Defect van de Maand

November, 2023
Bright Stripe
Stones and cord in glass can sometimes go hand-in-hand. This container has a large refractory stone in the heel that also created a highly stressed cord in the sidewall. Although a polarimeter cannot reliably detect cord when the bottle is viewed through the sidewall, high magnitude cord stress can sometimes be seen in this manner. The small knots of stress within the cord are additional particles of the stone created as it dissolved within the melt.
October, 2023
Minimalist Aesthetic
A triangle of magenta, a slash of yellow, and a gentle gradient of blue would fit right into an exhibit of minimalistic abstract artwork. But the scientific content of this image is anything but minimal. Ring sections of glass are routinely examined for cord stresses using polarized light microscopy per ASTM C978. This particular ring section shows a strong tension cord on the exterior surface of the container, which appears bright yellow in this orientation. The magenta triangle is the background color, and the blue gradient is compression induced in the glass by the cord. High magnitude tensile stress on the exterior surface is a concern for containers, especially those that contain a carbonated product. Breakage in the pasteurizer or delayed breakage in the warehouse are the most common problems due to cord.
September, 2023
Crack Up
This typical lehr crack consists of fracturing in the bottom and sidewall sections of a wine bottle that was extended in the annealing lehr. Lehr cracks typically originate at moderately severe (or worse) flaws created upstream of the lehr. Most commonly, the flaw or damage is located on the bearing surface which then extends into a fracture due to the thermal stresses produced during the annealing process. A common feature of lehr cracks is a series of dwell marks on the fracture surface indicating that the fracture extended to a certain point and then paused before being acted upon again and extending further. Thick bottomed items such as sparkling wine bottles are more susceptible to lehr crack formation. Darker glass and thick bottoms can also lessen the likelihood that lehr cracks are identified through inspection. Lehr cracks are strength-reducing defects and may fracture the container immediately upon handling.
August, 2023
Cool Beans
If you’ve ever visited Chicago, it’s likely that you’ve seen it’s iconic, shiny “Bean” sculpture.
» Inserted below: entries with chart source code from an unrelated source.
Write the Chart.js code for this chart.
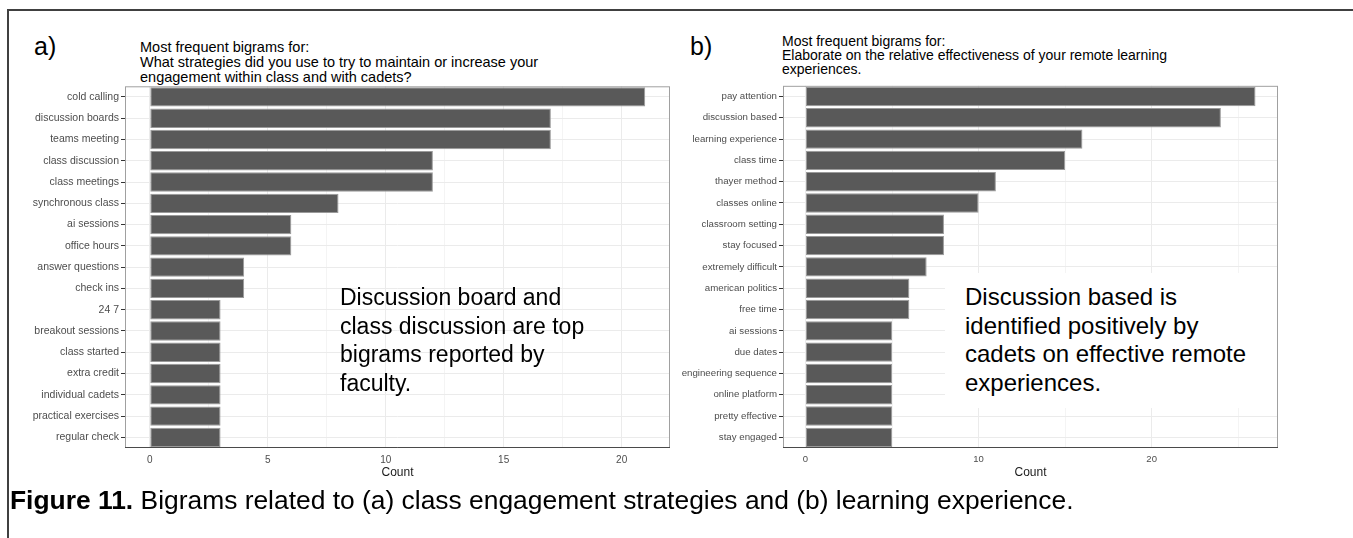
<!DOCTYPE html>
<html>
<head>
<meta charset="utf-8">
<script src="https://cdn.jsdelivr.net/npm/chart.js@4.4.1/dist/chart.umd.min.js"></script>
<style>
  body { margin: 0; background: #fff; font-family: "Liberation Sans", Arial, sans-serif; color: #000; }
  #page { position: relative; width: 1353px; height: 538px; overflow: hidden; background: #fff; }
  .frame { position: absolute; left: 7px; top: 9px; width: 1400px; height: 600px; border-top: 2px solid #404040; border-left: 2px solid #404040; }
  .panel-tag { position: absolute; font-size: 25px; line-height: 28px; }
  .panel-title { position: absolute; font-size: 14.5px; line-height: 15px; white-space: nowrap; }
  .note { position: absolute; font-size: 23px; line-height: 28.7px; white-space: nowrap; }
  .caption { position: absolute; left: 10px; top: 485px; font-size: 26.4px; line-height: 30px; white-space: nowrap; }
  canvas { position: absolute; }
</style>
</head>
<body>
<div id="page">
  <div class="frame"></div>

  <div class="panel-tag" style="left:34px; top:32px;">a)</div>
  <div class="panel-title" style="left:140px; top:40px;">Most frequent bigrams for:<br>What strategies did you use to try to maintain or increase your<br>engagement within class and with cadets?</div>

  <div class="panel-tag" style="left:690px; top:32px;">b)</div>
  <div class="panel-title" style="left:782px; top:34px; font-size:14px; line-height:14px;">Most frequent bigrams for:<br>Elaborate on the relative effectiveness of your remote learning<br>experiences.</div>

  <canvas id="engagementChart" width="670" height="412" style="left:10px; top:78px;"></canvas>
  <canvas id="experienceChart" width="608" height="412" style="left:680px; top:78px;"></canvas>

  <div class="note" style="left:340px; top:283px;">Discussion board and<br>class discussion are top<br>bigrams reported by<br>faculty.</div>
  <div class="note" style="left:945px; top:273px; width:332px; height:135px; padding:10px 0 0 20px; box-sizing:border-box; background:#fff; font-size:24px;">Discussion based is<br>identified positively by<br>cadets on effective remote<br>experiences.</div>

  <div class="caption"><b>Figure 11.</b> Bigrams related to (a) class engagement strategies and (b) learning experience.</div>
</div>

<script>
// (a) class engagement strategies
const engagementLabels = [
  "cold calling",
  "discussion boards",
  "teams meeting",
  "class discussion",
  "class meetings",
  "synchronous class",
  "ai sessions",
  "office hours",
  "answer questions",
  "check ins",
  "24 7",
  "breakout sessions",
  "class started",
  "extra credit",
  "individual cadets",
  "practical exercises",
  "regular check",
]
const engagementCounts = [21, 17, 17, 12, 12, 8, 6, 6, 4, 4, 3, 3, 3, 3, 3, 3, 3]
const engagementTicks = [0, 5, 10, 15, 20]

// (b) learning experience
const experienceLabels = [
  "pay attention",
  "discussion based",
  "learning experience",
  "class time",
  "thayer method",
  "classes online",
  "classroom setting",
  "stay focused",
  "extremely difficult",
  "american politics",
  "free time",
  "ai sessions",
  "due dates",
  "engineering sequence",
  "online platform",
  "pretty effective",
  "stay engaged",
]
const experienceCounts = [26, 24, 16, 15, 11, 10, 8, 8, 7, 6, 6, 5, 5, 5, 5, 5, 5]
const experienceTicks = [0, 10, 20]

const FONT = "'Liberation Sans', Arial, sans-serif"

// panel border like theme_bw, drawn over the bars
const panelBorder = {
  id: "panelBorder",
  afterDatasetsDraw(chart) {
    const { ctx, chartArea } = chart
    ctx.save()
    ctx.lineWidth = 1
    ctx.strokeStyle = "#a0a0a0"
    ctx.strokeRect(chartArea.left + 0.5, chartArea.top + 0.5, chartArea.right - chartArea.left - 1, chartArea.bottom - chartArea.top - 1)
    ctx.strokeStyle = "#4a4a4a"
    ctx.beginPath()
    ctx.moveTo(chartArea.left, chartArea.bottom - 0.5)
    ctx.lineTo(chartArea.right, chartArea.bottom - 0.5)
    ctx.stroke()
    ctx.restore()
  },
}

function buildChart(canvasId, labels, counts, majorTicks, labelWidth, labelSize, tickSize) {
  const top = Math.max(...counts)
  const step = majorTicks[1] - majorTicks[0]

  // major lines plus the minor ones halfway between
  const gridValues = []
  for (let v = 0; v <= top * 1.05; v += step / 2) gridValues.push(v)

  const isMajor = (v) => majorTicks.includes(v)

  return new Chart(document.getElementById(canvasId), {
    type: "bar",
    data: {
      labels: labels,
      datasets: [
        {
          data: counts,
          backgroundColor: "#595959",
          borderColor: "#9a9a9a",
          borderWidth: 1,
          borderSkipped: false,
          barPercentage: 0.91,
          categoryPercentage: 1,
        },
      ],
    },
    options: {
      indexAxis: "y",
      responsive: false,
      animation: false,
      layout: { padding: { top: 4, right: 10, left: 0, bottom: 0 } },
      plugins: {
        legend: { display: false },
        tooltip: { enabled: false },
      },
      scales: {
        x: {
          type: "linear",
          min: -top * 0.05,
          max: top * 1.05,
          afterBuildTicks: (axis) => {
            axis.ticks = gridValues.map((v) => ({ value: v }))
          },
          afterFit: (axis) => {
            axis.height = 42
          },
          ticks: {
            autoSkip: false,
            maxRotation: 0,
            padding: 6,
            color: "#4d4d4d",
            font: { family: FONT, size: tickSize },
            callback: (value) => (isMajor(value) ? value : ""),
          },
          grid: {
            drawTicks: false,
            color: (c) => (c.tick && isMajor(c.tick.value) ? "#ebebeb" : "#f4f4f4"),
            lineWidth: 1,
          },
          border: { display: false },
          title: {
            display: true,
            text: "Count",
            color: "#1a1a1a",
            font: { family: FONT, size: 12 },
            padding: { top: 0, bottom: 10 },
          },
        },
        y: {
          afterFit: (axis) => {
            axis.width = labelWidth
          },
          ticks: {
            autoSkip: false,
            padding: 2,
            color: "#4d4d4d",
            font: { family: FONT, size: labelSize },
          },
          grid: {
            offset: false,
            color: "#ebebeb",
            lineWidth: 1,
            drawTicks: true,
            tickLength: 4,
            tickColor: "#333333",
          },
          border: { display: false },
        },
      },
    },
    plugins: [panelBorder],
  })
}

buildChart("engagementChart", engagementLabels, engagementCounts, engagementTicks, 115, 10.5, 10)
buildChart("experienceChart", experienceLabels, experienceCounts, experienceTicks, 103, 9.7, 9.5)
</script>
</body>
</html>
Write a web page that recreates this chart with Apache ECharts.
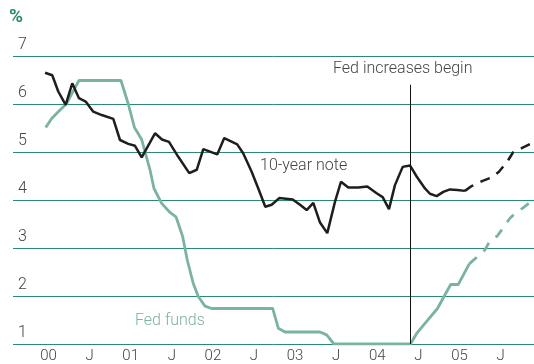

Officially titled “Cloud Gate,” the smooth surface reflects the surrounding cityscape as well as the sky above. From a physics perspective, reflections occur when light encounters an interface between two materials with different refractive indices. The flaw in the photomicrograph causes a reflection due to the smooth interface air encapsulated within the glass. This type of flaw is an inclusion referred to as a seed or a blister, depending on its relative size. Seeds and blisters have a number of possible causes, ranging from problems with refining during glass melting to air that is entrapped during container formation.
July, 2023
Arctic Shoreline
Identifying contaminants in a glass container can be very challenging due to the sheer number of possibilities. Dirt, batch materials, lubricants, packaging, product residues, and organic matter can fall into or be deposited in a bottle during processing. Some contaminants occur relatively frequently, such as mold dope and iron oxide dust. Others can leave an analyst scratching his or her head as to how the substance could possibly have ended up in a container. This SEM micrograph shows a large salt crystal (NaCl) that formed due to evaporation of a liquid in the bottom of a bottle. The original source of the liquid could not be identified, but the lack of damage to the underlying glass indicates that the salty liquid was not introduced while the bottle was extremely hot during or soon after forming.